Stated goal →
Retype the opening lines of the listing below, ending with the line that contains "const y2Ticks = [0,10,20,30,40,50];", and leave out any pictures.
------
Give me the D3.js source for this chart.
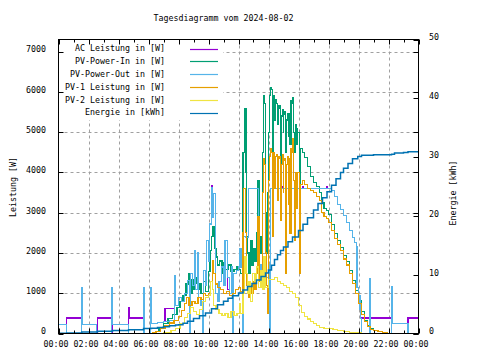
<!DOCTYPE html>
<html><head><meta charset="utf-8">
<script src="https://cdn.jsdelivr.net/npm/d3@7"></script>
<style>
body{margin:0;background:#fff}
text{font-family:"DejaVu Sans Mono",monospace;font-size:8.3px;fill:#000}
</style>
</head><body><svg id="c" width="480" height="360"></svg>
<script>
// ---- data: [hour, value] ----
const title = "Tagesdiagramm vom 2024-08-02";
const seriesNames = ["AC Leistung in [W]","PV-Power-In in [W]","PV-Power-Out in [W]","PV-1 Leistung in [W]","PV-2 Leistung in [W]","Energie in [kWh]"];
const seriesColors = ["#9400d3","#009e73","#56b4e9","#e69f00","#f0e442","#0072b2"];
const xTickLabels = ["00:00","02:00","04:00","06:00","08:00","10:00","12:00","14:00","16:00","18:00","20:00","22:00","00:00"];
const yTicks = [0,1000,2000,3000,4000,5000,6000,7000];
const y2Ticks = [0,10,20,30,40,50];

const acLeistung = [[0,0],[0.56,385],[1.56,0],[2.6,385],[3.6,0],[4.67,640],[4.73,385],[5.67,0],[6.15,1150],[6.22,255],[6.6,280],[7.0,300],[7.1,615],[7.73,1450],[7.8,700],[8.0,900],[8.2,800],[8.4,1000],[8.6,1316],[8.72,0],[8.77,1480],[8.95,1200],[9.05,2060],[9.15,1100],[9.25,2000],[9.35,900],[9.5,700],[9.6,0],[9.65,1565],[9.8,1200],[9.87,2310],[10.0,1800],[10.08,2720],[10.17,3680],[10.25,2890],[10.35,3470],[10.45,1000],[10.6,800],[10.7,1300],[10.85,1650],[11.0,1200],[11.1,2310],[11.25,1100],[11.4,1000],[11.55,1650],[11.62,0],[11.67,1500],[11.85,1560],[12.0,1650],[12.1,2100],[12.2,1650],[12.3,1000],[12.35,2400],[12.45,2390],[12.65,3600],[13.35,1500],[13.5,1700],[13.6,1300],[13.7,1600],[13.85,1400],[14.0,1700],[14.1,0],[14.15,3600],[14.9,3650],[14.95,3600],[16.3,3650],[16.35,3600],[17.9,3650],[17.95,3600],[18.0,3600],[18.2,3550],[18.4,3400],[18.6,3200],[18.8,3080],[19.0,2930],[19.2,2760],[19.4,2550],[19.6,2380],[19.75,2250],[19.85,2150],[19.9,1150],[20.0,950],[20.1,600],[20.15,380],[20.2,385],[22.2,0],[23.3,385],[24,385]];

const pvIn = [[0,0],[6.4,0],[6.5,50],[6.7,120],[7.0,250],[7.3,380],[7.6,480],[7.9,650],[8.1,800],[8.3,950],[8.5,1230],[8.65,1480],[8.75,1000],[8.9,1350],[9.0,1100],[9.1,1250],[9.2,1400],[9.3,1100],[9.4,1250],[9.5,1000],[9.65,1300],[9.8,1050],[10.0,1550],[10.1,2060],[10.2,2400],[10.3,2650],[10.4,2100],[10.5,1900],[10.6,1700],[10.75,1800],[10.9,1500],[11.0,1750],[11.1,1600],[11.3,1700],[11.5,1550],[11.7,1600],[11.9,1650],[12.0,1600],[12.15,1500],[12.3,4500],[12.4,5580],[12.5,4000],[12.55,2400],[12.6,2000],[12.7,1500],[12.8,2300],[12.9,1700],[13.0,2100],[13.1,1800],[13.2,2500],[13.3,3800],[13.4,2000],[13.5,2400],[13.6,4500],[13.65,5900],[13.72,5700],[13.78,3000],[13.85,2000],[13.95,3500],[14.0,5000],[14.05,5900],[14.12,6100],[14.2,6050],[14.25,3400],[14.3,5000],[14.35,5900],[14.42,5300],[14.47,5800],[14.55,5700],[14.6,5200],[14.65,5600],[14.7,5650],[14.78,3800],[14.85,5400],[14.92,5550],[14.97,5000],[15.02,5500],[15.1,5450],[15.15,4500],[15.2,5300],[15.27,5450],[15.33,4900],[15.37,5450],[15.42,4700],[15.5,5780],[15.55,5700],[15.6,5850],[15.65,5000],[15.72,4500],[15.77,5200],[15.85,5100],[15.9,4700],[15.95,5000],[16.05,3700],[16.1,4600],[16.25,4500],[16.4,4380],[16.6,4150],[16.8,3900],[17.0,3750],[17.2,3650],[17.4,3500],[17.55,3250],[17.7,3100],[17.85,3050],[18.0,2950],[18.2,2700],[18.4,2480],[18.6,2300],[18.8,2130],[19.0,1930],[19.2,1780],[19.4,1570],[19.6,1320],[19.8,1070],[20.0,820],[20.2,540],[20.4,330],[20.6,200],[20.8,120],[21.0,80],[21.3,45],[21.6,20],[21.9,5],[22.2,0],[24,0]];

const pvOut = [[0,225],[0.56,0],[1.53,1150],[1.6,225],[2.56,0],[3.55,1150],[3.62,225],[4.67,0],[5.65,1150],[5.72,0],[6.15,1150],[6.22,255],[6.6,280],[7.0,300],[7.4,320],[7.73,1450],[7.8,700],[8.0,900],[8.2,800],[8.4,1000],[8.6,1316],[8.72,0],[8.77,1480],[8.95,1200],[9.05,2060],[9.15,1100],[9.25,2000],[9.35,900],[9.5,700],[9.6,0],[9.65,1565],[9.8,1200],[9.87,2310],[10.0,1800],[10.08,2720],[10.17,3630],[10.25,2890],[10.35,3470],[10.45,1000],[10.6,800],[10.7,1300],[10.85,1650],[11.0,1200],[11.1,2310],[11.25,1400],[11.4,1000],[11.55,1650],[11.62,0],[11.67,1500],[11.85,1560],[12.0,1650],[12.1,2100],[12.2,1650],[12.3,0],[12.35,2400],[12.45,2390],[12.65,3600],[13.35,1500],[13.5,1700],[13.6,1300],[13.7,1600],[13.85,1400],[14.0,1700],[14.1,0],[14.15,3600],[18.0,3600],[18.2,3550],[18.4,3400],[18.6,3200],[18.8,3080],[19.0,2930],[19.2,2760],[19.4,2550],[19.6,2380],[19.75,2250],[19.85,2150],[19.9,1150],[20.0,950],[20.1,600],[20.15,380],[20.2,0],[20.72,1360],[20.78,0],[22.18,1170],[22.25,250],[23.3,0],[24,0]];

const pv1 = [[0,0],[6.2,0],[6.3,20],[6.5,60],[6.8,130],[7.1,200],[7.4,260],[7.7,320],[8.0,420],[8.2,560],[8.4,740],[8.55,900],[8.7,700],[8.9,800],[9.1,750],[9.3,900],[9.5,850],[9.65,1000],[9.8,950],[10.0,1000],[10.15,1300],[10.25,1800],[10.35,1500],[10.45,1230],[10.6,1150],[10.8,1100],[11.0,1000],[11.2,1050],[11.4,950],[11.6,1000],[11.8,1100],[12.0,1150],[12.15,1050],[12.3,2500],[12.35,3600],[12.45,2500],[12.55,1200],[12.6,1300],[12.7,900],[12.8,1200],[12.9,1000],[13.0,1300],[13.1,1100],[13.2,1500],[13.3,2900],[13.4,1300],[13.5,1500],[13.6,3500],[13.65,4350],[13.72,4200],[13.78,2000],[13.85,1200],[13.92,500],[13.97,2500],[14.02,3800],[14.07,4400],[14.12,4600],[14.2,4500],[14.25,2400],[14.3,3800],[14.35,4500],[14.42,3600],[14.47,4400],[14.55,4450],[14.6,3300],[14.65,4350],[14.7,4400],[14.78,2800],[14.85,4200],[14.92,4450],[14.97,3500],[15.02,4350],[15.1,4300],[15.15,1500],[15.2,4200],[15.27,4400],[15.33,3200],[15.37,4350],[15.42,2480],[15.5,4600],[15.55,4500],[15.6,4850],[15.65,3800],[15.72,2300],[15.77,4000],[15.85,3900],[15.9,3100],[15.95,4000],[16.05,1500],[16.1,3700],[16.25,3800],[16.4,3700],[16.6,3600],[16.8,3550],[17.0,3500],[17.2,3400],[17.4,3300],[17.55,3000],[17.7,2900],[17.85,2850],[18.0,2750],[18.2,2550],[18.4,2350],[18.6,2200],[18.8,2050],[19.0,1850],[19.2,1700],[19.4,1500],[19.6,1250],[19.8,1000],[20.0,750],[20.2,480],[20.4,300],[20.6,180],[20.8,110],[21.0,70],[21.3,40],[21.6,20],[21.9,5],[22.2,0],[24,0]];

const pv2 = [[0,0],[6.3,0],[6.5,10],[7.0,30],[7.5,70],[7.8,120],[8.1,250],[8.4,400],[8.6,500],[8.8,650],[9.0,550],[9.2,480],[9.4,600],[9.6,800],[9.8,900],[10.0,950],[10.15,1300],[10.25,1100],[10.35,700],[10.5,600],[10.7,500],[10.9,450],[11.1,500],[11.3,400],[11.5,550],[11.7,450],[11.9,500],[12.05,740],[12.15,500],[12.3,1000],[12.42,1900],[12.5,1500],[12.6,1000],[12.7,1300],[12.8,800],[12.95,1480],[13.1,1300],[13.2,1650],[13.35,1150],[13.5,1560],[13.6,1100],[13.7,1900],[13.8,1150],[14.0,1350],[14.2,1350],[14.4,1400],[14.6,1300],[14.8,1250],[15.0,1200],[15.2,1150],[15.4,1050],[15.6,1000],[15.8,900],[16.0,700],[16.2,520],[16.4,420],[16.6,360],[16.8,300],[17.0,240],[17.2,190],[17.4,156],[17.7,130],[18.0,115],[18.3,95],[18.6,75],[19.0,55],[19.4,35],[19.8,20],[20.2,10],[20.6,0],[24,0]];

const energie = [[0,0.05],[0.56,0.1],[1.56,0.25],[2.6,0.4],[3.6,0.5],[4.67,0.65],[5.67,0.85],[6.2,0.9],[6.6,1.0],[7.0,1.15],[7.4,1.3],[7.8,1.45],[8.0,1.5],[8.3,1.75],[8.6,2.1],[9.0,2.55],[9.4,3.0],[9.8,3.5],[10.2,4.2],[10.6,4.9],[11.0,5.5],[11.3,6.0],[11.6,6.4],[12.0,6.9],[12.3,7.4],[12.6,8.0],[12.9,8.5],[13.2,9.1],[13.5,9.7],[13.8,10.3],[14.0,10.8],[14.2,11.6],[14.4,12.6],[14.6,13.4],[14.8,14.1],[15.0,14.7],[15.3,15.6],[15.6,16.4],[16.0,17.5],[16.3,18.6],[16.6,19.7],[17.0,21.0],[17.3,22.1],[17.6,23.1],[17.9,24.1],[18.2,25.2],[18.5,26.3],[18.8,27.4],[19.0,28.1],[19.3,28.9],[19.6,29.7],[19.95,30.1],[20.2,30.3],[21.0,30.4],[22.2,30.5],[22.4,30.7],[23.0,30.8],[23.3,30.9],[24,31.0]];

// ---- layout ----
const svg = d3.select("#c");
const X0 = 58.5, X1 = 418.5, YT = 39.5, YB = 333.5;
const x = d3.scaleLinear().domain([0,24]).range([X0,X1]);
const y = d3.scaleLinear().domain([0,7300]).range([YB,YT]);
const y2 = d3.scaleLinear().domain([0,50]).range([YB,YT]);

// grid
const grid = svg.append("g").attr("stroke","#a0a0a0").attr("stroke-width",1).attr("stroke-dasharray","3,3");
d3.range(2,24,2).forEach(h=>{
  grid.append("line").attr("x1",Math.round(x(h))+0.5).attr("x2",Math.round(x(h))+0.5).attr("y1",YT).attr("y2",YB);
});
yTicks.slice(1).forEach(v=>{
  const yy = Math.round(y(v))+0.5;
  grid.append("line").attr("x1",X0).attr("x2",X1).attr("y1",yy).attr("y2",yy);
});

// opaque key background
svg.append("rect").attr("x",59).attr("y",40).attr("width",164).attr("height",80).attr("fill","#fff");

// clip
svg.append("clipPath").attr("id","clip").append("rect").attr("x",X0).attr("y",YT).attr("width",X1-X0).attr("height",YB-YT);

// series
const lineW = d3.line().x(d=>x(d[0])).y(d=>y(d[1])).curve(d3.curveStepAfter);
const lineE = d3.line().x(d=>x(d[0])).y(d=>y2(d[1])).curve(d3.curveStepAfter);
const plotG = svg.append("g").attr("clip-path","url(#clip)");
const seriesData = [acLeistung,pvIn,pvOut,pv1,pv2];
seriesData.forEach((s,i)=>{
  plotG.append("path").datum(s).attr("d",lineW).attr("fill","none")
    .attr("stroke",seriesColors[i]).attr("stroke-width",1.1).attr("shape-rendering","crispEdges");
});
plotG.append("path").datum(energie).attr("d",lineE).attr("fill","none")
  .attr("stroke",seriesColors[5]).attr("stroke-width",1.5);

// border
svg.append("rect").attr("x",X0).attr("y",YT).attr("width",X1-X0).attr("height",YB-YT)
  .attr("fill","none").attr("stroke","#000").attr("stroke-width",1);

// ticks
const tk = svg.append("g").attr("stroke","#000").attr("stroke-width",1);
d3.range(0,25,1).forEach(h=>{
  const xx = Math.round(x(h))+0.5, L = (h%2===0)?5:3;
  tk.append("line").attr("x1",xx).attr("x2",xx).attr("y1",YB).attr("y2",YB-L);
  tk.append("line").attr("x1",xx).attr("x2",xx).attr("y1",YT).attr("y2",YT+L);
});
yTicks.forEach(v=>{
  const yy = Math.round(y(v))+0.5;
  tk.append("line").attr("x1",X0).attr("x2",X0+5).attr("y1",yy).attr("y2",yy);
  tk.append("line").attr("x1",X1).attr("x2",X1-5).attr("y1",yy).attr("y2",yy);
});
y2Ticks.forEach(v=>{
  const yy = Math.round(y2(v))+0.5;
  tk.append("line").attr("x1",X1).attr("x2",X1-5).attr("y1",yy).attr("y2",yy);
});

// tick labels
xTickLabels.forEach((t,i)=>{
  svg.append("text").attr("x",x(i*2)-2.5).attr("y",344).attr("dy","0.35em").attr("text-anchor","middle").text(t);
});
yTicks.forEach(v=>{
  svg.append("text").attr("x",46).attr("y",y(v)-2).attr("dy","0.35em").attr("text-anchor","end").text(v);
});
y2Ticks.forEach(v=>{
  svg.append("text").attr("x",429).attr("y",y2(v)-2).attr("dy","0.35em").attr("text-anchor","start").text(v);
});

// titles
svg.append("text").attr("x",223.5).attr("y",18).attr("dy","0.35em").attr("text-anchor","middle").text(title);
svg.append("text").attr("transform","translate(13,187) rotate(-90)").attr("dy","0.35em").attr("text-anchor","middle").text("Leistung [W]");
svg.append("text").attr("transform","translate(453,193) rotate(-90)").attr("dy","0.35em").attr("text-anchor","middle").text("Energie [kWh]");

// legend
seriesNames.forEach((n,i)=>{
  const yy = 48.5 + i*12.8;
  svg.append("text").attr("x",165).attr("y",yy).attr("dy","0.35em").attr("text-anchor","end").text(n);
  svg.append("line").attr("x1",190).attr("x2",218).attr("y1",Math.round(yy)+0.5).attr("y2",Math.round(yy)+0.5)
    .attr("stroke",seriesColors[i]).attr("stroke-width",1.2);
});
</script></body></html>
------
Expected output →
Give me the D3.js source for this chart.
<!DOCTYPE html>
<html><head><meta charset="utf-8">
<script src="https://cdn.jsdelivr.net/npm/d3@7"></script>
<style>
body{margin:0;background:#fff}
text{font-family:"DejaVu Sans Mono",monospace;font-size:8.3px;fill:#000}
</style>
</head><body><svg id="c" width="480" height="360"></svg>
<script>
// ---- data: [hour, value] ----
const title = "Tagesdiagramm vom 2024-08-02";
const seriesNames = ["AC Leistung in [W]","PV-Power-In in [W]","PV-Power-Out in [W]","PV-1 Leistung in [W]","PV-2 Leistung in [W]","Energie in [kWh]"];
const seriesColors = ["#9400d3","#009e73","#56b4e9","#e69f00","#f0e442","#0072b2"];
const xTickLabels = ["00:00","02:00","04:00","06:00","08:00","10:00","12:00","14:00","16:00","18:00","20:00","22:00","00:00"];
const yTicks = [0,1000,2000,3000,4000,5000,6000,7000];
const y2Ticks = [0,10,20,30,40,50];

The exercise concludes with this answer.